> **OBJECTIVE**: Pictures stay out of this copy, which runs from the first line of the material through the line containing "acet_r2 = 0.9721".

> **DATA EXCERPT**:
-=-=-

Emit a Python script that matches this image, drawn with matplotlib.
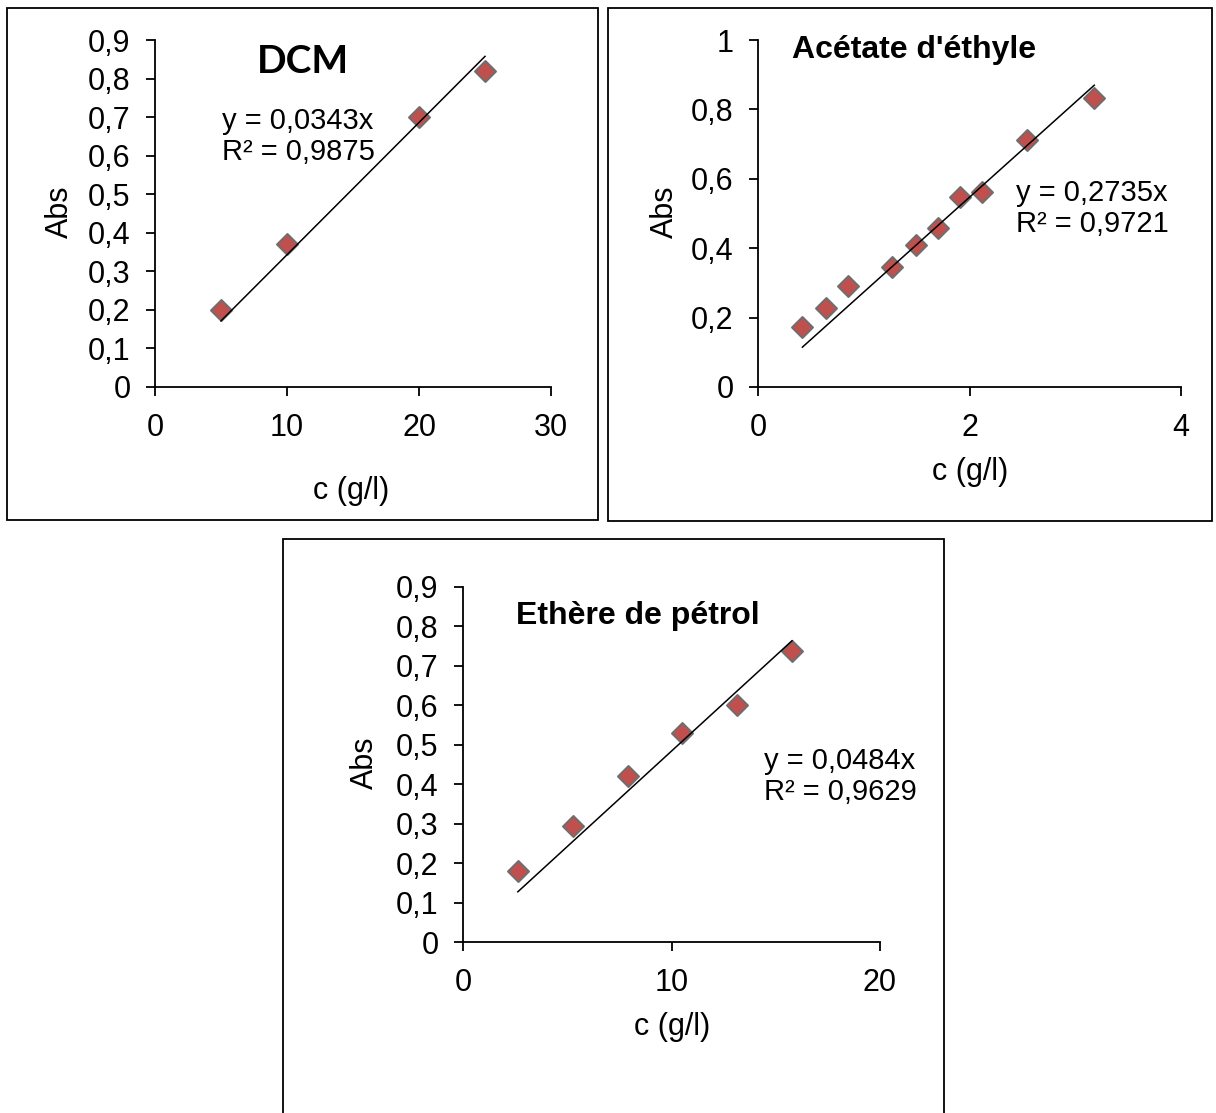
import matplotlib.pyplot as plt
from matplotlib.patches import Rectangle
from matplotlib.ticker import FuncFormatter, MultipleLocator
import numpy as np

# taille de l'image en pixels (dpi = 100)
W, H = 1216, 1113

# --- données : DCM ---
dcm_c = [5, 10, 20, 25]
dcm_abs = [0.20, 0.37, 0.70, 0.82]
dcm_slope = 0.0343
dcm_r2 = 0.9875

# --- données : acétate d'éthyle ---
acet_c = [0.42, 0.64, 0.85, 1.27, 1.49, 1.70, 1.91, 2.12, 2.54, 3.18]
acet_abs = [0.172, 0.228, 0.292, 0.345, 0.408, 0.457, 0.548, 0.562, 0.713, 0.834]
acet_slope = 0.2735
acet_r2 = 0.9721

# --- données : éther de pétrole ---
ether_c = [2.63, 5.26, 7.90, 10.52, 13.15, 15.78]
ether_abs = [0.180, 0.295, 0.420, 0.530, 0.602, 0.738]
ether_slope = 0.0484
ether_r2 = 0.9629

FONT = "Liberation Sans"
RED = "#C0504D"
EDGE = "#6E6E6E"
LABEL_SIZE = 22
EQ_SIZE = 21

plt.rcParams["font.family"] = FONT


def px(x, y):
    """Pixels (origine en haut à gauche) -> coordonnées figure."""
    return x / W, 1 - y / H


def fr_fmt(v, pos):
    # virgule décimale à la française
    return ("%g" % round(v, 3)).replace(".", ",")


def fr4(v):
    return f"{v:.4f}".replace(".", ",")


def add_panel(fig, box, axes_px, c, a, slope, r2, xmax, xstep, ymax, ystep,
              title, title_pos, title_font, eq_pos, abs_pos, c_pos):
    # cadre du graphique
    bx0, by0, bx1, by1 = box
    fig.patches.append(Rectangle(px(bx0, by1), (bx1 - bx0) / W, (by1 - by0) / H,
                                 transform=fig.transFigure, fill=False,
                                 edgecolor="black", lw=1.3, zorder=0))

    x0, x1, ytop, ybot = axes_px
    l, b = px(x0, ybot)
    ax = fig.add_axes([l, b, (x1 - x0) / W, (ybot - ytop) / H])
    ax.set_facecolor("none")

    # points + droite de tendance passant par l'origine
    xs = np.array([min(c), max(c)])
    ax.scatter(c, a, marker="D", s=115, facecolor=RED, edgecolor=EDGE,
               linewidth=1.4, zorder=3, clip_on=False)
    ax.plot(xs, slope * xs, color="black", lw=1.1, zorder=4)

    ax.set_xlim(0, xmax)
    ax.set_ylim(0, ymax)
    ax.xaxis.set_major_locator(MultipleLocator(xstep))
    ax.yaxis.set_major_locator(MultipleLocator(ystep))
    ax.xaxis.set_major_formatter(FuncFormatter(fr_fmt))
    ax.yaxis.set_major_formatter(FuncFormatter(fr_fmt))

    for s in ("top", "right"):
        ax.spines[s].set_visible(False)
    for s in ("left", "bottom"):
        ax.spines[s].set_linewidth(1.3)
        ax.spines[s].set_color("black")
    ax.tick_params(direction="out", length=6.5, width=1.3,
                   labelsize=LABEL_SIZE, colors="black")
    ax.tick_params(axis="y", pad=11)
    ax.tick_params(axis="x", pad=12)

    # titre et équation
    fig.text(*px(*title_pos), title, fontsize=title_font[1], fontweight="bold",
             family=title_font[0], ha="left", va="baseline")
    ex, ey = eq_pos
    fig.text(*px(ex, ey), "y = " + fr4(slope) + "x", fontsize=EQ_SIZE,
             ha="left", va="center")
    fig.text(*px(ex, ey + 31), "R² = " + fr4(r2), fontsize=EQ_SIZE,
             ha="left", va="center")

    fig.text(*px(*abs_pos), "Abs", fontsize=LABEL_SIZE, rotation=90,
             ha="center", va="center")
    fig.text(*px(*c_pos), "c (g/l)", fontsize=LABEL_SIZE,
             ha="center", va="center")
    return ax


fig = plt.figure(figsize=(W / 100, H / 100), dpi=100)

add_panel(fig, (7, 8, 598, 520), (155, 551, 40, 387),
          dcm_c, dcm_abs, dcm_slope, dcm_r2, 30, 10, 0.9, 0.1,
          "DCM", (257, 73), ("Lato", 28), (222, 121), (60, 212), (351, 491))

add_panel(fig, (608, 8, 1212, 521), (758, 1181, 40, 387),
          acet_c, acet_abs, acet_slope, acet_r2, 4, 2, 1.0, 0.2,
          "Acétate d'éthyle", (792, 58), (FONT, 23), (1016, 193),
          (665, 212), (970, 472))

add_panel(fig, (283, 539, 944, 1120), (463, 880, 587, 942),
          ether_c, ether_abs, ether_slope, ether_r2, 20, 10, 0.9, 0.1,
          "Ethère de pétrol", (516, 624), (FONT, 23), (764, 761),
          (365, 763), (672, 1027))

fig.savefig("out.png", dpi=100)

-=-=-

> **FINAL RESULT**:
Emit a Python script that matches this image, drawn with matplotlib.
import matplotlib.pyplot as plt
from matplotlib.patches import Rectangle
from matplotlib.ticker import FuncFormatter, MultipleLocator
import numpy as np

# taille de l'image en pixels (dpi = 100)
W, H = 1216, 1113

# --- données : DCM ---
dcm_c = [5, 10, 20, 25]
dcm_abs = [0.20, 0.37, 0.70, 0.82]
dcm_slope = 0.0343
dcm_r2 = 0.9875

# --- données : acétate d'éthyle ---
acet_c = [0.42, 0.64, 0.85, 1.27, 1.49, 1.70, 1.91, 2.12, 2.54, 3.18]
acet_abs = [0.172, 0.228, 0.292, 0.345, 0.408, 0.457, 0.548, 0.562, 0.713, 0.834]
acet_slope = 0.2735
acet_r2 = 0.9721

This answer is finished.